- Given a monad $M:C\to C$ we can construct a cobar resolution from it directly as a functor $\Delta\to [C,C]$
- Given a DG-coalgebra $(C,d)$ we can construct a cobar resolution $\Omega C$ of it as follows: $\Omega C = T(s^{-1}\bar C)$ here $s^{-1}$ is a desuspension and $\bar C$ is a coaugmentation ideal of $C$ with differential $d_{\Omega}(s^{-1} c)=-s^{-1}d(c)+(s^{-1}\otimes s^{-1})\bar\Delta(c)$, here $\bar\Delta$ is a reduced comultiplication.

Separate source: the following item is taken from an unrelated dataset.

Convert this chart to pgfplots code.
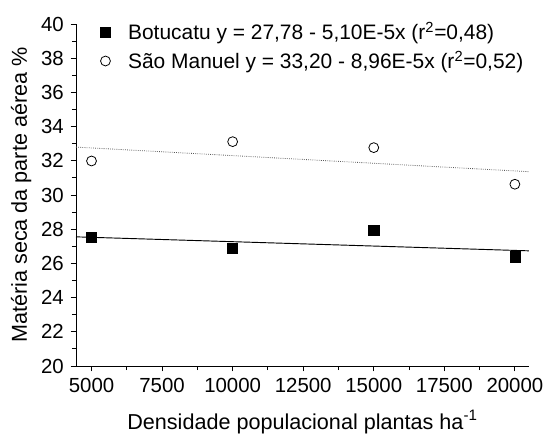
\documentclass[border=0pt]{standalone}
\usepackage{pgfplots}
\pgfplotsset{compat=1.18}
\usepackage{fontspec}
\setmainfont{Liberation Sans}
\pgfplotsset{
  common/.style={
    at={(0,0)}, anchor=south west,
    scale only axis,
    width=339.75pt, height=256.5pt,
    xmin=4450, xmax=20500,
    ymin=20, ymax=40,
    legend style={anchor=west, draw=none, fill=none, inner xsep=0pt, inner ysep=0pt, outer sep=0pt,
      font=\fontsize{15.7}{18}\selectfont},
    legend cell align=left,
    legend image code/.code={\draw[##1] plot coordinates {(0pt,0pt)}; \path[draw=none] (-4pt,0pt) (15pt,0pt);},
  }
}
\begin{document}
\fontsize{15}{18}\selectfont
\begin{tikzpicture}
\useasboundingbox (-57pt,-53.25pt) rectangle (351pt,274.5pt);
\begin{axis}[
  common,
  xtick={5000,7500,...,20000},
  ytick={20,22,...,40},
  minor x tick num=1,
  minor y tick num=1,
  axis x line*=bottom, axis y line*=left,
  axis line style={-},
  tick align=outside,
  major tick length=4pt, minor tick length=3pt,
  tick style={black, line width=0.7pt},
  axis line style={line width=0.7pt},
  scaled ticks=false,
  /pgf/number format/fixed,
  /pgf/number format/1000 sep={},
  /pgf/number format/assume math mode=true,
  tick label style={font=\fontsize{15.3}{18}\selectfont},
  label style={font=\fontsize{16.2}{19}\selectfont},
  xlabel={Densidade populacional plantas ha\textsuperscript{-1}},
  ylabel={Matéria seca da parte aérea \%},
  xlabel style={yshift=-3pt},
  ylabel style={yshift=-3pt},
  legend style={at={(0.0533,0.9766)}},
]
\addplot[only marks, mark=square*, mark size=3.8pt, black] coordinates {
  (5000,27.54) (10000,26.88) (15000,27.94) (20000,26.39)};
\addlegendentry{Botucatu y = 27,78 - 5,10E-5x (r\textsuperscript{2}=0,48)}
\addplot[black, line width=0.7pt, forget plot] coordinates {(4450,27.553) (20500,26.7345)};
\addplot[gray!70!black, line width=0.6pt, densely dotted, forget plot] coordinates {(4450,32.8013) (20500,31.3632)};
\end{axis}
\begin{axis}[
  common,
  hide axis,
  legend style={at={(0.0533,0.8918)}},
]
\addplot[only marks, mark=o, mark size=3.7pt, black, mark options={line width=0.6pt}] coordinates {
  (5000,31.99) (10000,33.12) (15000,32.77) (20000,30.63)};
\addlegendentry{São Manuel y = 33,20 - 8,96E-5x (r\textsuperscript{2}=0,52)}
\end{axis}
\end{tikzpicture}
\end{document}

I'm trying to understand how to get (2) from (1). We start with monad $\bar C\otimes (-)\circ U$ on $\bar C$-comodules ($U$ is a forgetful functor), take corresponding cobar construction, evaluate it at the ground ring and normalize it, we got a cochain complex with $\bar C^{\otimes n}$ in dimension $n$. We can sum it up and get a tensor algebra, desuspension comes from putting degree shifting under tensor products. Is this correct? Now I have troubles with understanding $d_{\Omega}$. I can vaguely understand that comultiplication part comes from cochain differential, but have no ideas where from $-s^{-1}d$ part comes from. Multiplication on $\Omega C$ comes from multiplication on tensor algebra, but is there a way to see it from cobar resolution directly? Appreciate any help.